# Information provided
※ ※ ※

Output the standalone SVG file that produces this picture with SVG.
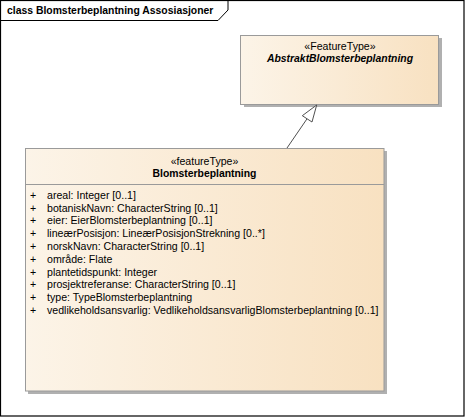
<svg xmlns="http://www.w3.org/2000/svg" width="465" height="417" viewBox="0 0 465 417">
<style>
text{font-family:"Liberation Sans",Arial,sans-serif;fill:#000}
.t{font-size:10.4px;font-weight:bold}
.st{font-size:10.6px;text-anchor:middle}
.nm{font-size:10.4px;font-weight:bold;text-anchor:middle}
.at{font-size:10.6px}
.box{fill:url(#g);stroke:#9a9a9a;stroke-width:1}
.sh{fill:#b0b0b0}
.conn{fill:none;stroke:#505050;stroke-width:1}
</style>
<defs>
<linearGradient id="g" x1="0" y1="0" x2="1" y2="0">
<stop offset="0" stop-color="#fcf4e8"/>
<stop offset="1" stop-color="#f8e1c1"/>
</linearGradient>
</defs>
<g id="frame">
<rect x="0.5" y="0.5" width="463.5" height="415.5" fill="#fff" stroke="#000" stroke-width="1.2"/>
<path d="M0.5 20.5 H218 L228 10 V0.5" fill="none" stroke="#000" stroke-width="1"/>
<text class="t" x="7" y="14">class Blomsterbeplantning Assosiasjoner</text>
</g>
<g id="AbstraktBlomsterbeplantning">
<rect class="sh" x="244" y="38" width="198" height="69"/>
<rect class="box" x="240.5" y="35.5" width="198" height="69"/>
<text class="st" x="340" y="50">«FeatureType»</text>
<text class="nm" x="340" y="62" font-style="italic">AbstraktBlomsterbeplantning</text>
</g>
<g id="Blomsterbeplantning">
<rect class="sh" x="28" y="151" width="359" height="243"/>
<rect class="box" x="25.5" y="148.5" width="358.5" height="242.5"/>
<text class="st" x="204.5" y="165">«featureType»</text>
<text class="nm" x="204.5" y="177">Blomsterbeplantning</text>
<line x1="25.5" y1="184.5" x2="384" y2="184.5" stroke="#9a9a9a" stroke-width="1"/>
<g class="at">
<text x="30" y="198.7">+</text><text x="47" y="198.7">areal: Integer [0..1]</text>
<text x="30" y="211.5">+</text><text x="47" y="211.5">botaniskNavn: CharacterString [0..1]</text>
<text x="30" y="224.3">+</text><text x="47" y="224.3">eier: EierBlomsterbeplantning [0..1]</text>
<text x="30" y="237.1">+</text><text x="47" y="237.1">lineærPosisjon: LineærPosisjonStrekning [0..*]</text>
<text x="30" y="249.9">+</text><text x="47" y="249.9">norskNavn: CharacterString [0..1]</text>
<text x="30" y="262.7">+</text><text x="47" y="262.7">område: Flate</text>
<text x="30" y="275.5">+</text><text x="47" y="275.5">plantetidspunkt: Integer</text>
<text x="30" y="288.3">+</text><text x="47" y="288.3">prosjektreferanse: CharacterString [0..1]</text>
<text x="30" y="301.1">+</text><text x="47" y="301.1">type: TypeBlomsterbeplantning</text>
<text x="30" y="313.9">+</text><text x="47" y="313.9">vedlikeholdsansvarlig: VedlikeholdsansvarligBlomsterbeplantning [0..1]</text>
</g>
</g>
<g id="connectors">
<line class="conn" x1="287" y1="148" x2="307.3" y2="118.4"/>
<polygon points="316.7,105 302.3,115.7 312,122" fill="#fff" stroke="#505050" stroke-width="1"/>
</g>
</svg>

※ ※ ※

# Work instructions
Write out the data precisely as given, excluding the pictures.

# Answer
Output the standalone SVG file that produces this picture with SVG.
<svg xmlns="http://www.w3.org/2000/svg" width="465" height="417" viewBox="0 0 465 417">
<style>
text{font-family:"Liberation Sans",Arial,sans-serif;fill:#000}
.t{font-size:10.4px;font-weight:bold}
.st{font-size:10.6px;text-anchor:middle}
.nm{font-size:10.4px;font-weight:bold;text-anchor:middle}
.at{font-size:10.6px}
.box{fill:url(#g);stroke:#9a9a9a;stroke-width:1}
.sh{fill:#b0b0b0}
.conn{fill:none;stroke:#505050;stroke-width:1}
</style>
<defs>
<linearGradient id="g" x1="0" y1="0" x2="1" y2="0">
<stop offset="0" stop-color="#fcf4e8"/>
<stop offset="1" stop-color="#f8e1c1"/>
</linearGradient>
</defs>
<g id="frame">
<rect x="0.5" y="0.5" width="463.5" height="415.5" fill="#fff" stroke="#000" stroke-width="1.2"/>
<path d="M0.5 20.5 H218 L228 10 V0.5" fill="none" stroke="#000" stroke-width="1"/>
<text class="t" x="7" y="14">class Blomsterbeplantning Assosiasjoner</text>
</g>
<g id="AbstraktBlomsterbeplantning">
<rect class="sh" x="244" y="38" width="198" height="69"/>
<rect class="box" x="240.5" y="35.5" width="198" height="69"/>
<text class="st" x="340" y="50">«FeatureType»</text>
<text class="nm" x="340" y="62" font-style="italic">AbstraktBlomsterbeplantning</text>
</g>
<g id="Blomsterbeplantning">
<rect class="sh" x="28" y="151" width="359" height="243"/>
<rect class="box" x="25.5" y="148.5" width="358.5" height="242.5"/>
<text class="st" x="204.5" y="165">«featureType»</text>
<text class="nm" x="204.5" y="177">Blomsterbeplantning</text>
<line x1="25.5" y1="184.5" x2="384" y2="184.5" stroke="#9a9a9a" stroke-width="1"/>
<g class="at">
<text x="30" y="198.7">+</text><text x="47" y="198.7">areal: Integer [0..1]</text>
<text x="30" y="211.5">+</text><text x="47" y="211.5">botaniskNavn: CharacterString [0..1]</text>
<text x="30" y="224.3">+</text><text x="47" y="224.3">eier: EierBlomsterbeplantning [0..1]</text>
<text x="30" y="237.1">+</text><text x="47" y="237.1">lineærPosisjon: LineærPosisjonStrekning [0..*]</text>
<text x="30" y="249.9">+</text><text x="47" y="249.9">norskNavn: CharacterString [0..1]</text>
<text x="30" y="262.7">+</text><text x="47" y="262.7">område: Flate</text>
<text x="30" y="275.5">+</text><text x="47" y="275.5">plantetidspunkt: Integer</text>
<text x="30" y="288.3">+</text><text x="47" y="288.3">prosjektreferanse: CharacterString [0..1]</text>
<text x="30" y="301.1">+</text><text x="47" y="301.1">type: TypeBlomsterbeplantning</text>
<text x="30" y="313.9">+</text><text x="47" y="313.9">vedlikeholdsansvarlig: VedlikeholdsansvarligBlomsterbeplantning [0..1]</text>
</g>
</g>
<g id="connectors">
<line class="conn" x1="287" y1="148" x2="307.3" y2="118.4"/>
<polygon points="316.7,105 302.3,115.7 312,122" fill="#fff" stroke="#505050" stroke-width="1"/>
</g>
</svg>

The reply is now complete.